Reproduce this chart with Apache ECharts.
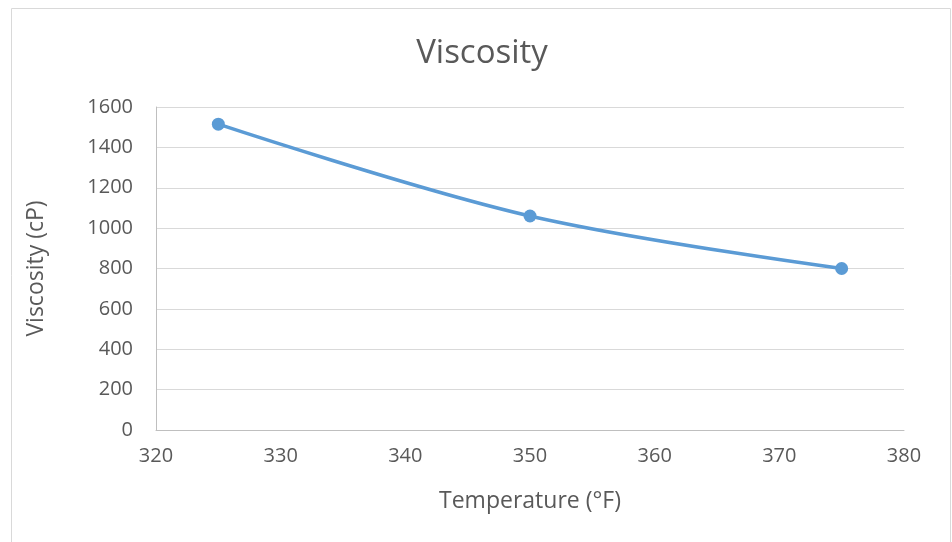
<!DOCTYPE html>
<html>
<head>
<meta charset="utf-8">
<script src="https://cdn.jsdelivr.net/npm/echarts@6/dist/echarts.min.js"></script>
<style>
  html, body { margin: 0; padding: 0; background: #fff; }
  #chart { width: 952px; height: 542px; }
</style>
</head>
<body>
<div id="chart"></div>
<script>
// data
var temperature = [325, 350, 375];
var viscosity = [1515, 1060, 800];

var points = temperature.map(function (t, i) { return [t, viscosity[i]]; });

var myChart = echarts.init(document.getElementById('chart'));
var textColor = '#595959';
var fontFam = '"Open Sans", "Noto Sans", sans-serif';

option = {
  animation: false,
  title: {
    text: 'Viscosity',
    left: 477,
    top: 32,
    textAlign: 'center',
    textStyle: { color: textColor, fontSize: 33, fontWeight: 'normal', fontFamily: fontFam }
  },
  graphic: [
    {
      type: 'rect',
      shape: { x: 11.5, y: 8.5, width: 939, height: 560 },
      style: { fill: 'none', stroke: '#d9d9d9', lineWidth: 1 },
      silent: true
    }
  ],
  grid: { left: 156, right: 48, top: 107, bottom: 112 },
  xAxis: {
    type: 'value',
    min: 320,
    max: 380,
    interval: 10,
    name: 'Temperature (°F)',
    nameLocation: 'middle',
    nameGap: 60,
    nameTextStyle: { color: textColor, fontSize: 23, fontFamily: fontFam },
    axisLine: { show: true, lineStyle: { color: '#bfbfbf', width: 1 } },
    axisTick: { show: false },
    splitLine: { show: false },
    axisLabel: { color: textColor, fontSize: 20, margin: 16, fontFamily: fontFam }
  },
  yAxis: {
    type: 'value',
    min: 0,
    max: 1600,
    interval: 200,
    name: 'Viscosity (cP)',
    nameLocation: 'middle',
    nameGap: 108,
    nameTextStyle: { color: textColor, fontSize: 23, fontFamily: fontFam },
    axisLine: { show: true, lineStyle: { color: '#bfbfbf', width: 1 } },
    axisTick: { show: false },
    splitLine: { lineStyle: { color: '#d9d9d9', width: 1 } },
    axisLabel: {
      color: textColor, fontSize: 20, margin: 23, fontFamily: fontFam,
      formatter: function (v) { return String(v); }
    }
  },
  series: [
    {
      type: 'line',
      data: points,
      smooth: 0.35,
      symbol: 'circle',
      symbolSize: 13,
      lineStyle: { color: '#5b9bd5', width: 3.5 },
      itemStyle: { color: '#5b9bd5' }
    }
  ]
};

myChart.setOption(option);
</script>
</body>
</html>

§

Pictures are excluded: retype only the lines from the beginning of the listing above through the line with "var points = temperature.map(function", both included.

### The result
Reproduce this chart with Apache ECharts.
<!DOCTYPE html>
<html>
<head>
<meta charset="utf-8">
<script src="https://cdn.jsdelivr.net/npm/echarts@6/dist/echarts.min.js"></script>
<style>
  html, body { margin: 0; padding: 0; background: #fff; }
  #chart { width: 952px; height: 542px; }
</style>
</head>
<body>
<div id="chart"></div>
<script>
// data
var temperature = [325, 350, 375];
var viscosity = [1515, 1060, 800];

var points = temperature.map(function (t, i) { return [t, viscosity[i]]; });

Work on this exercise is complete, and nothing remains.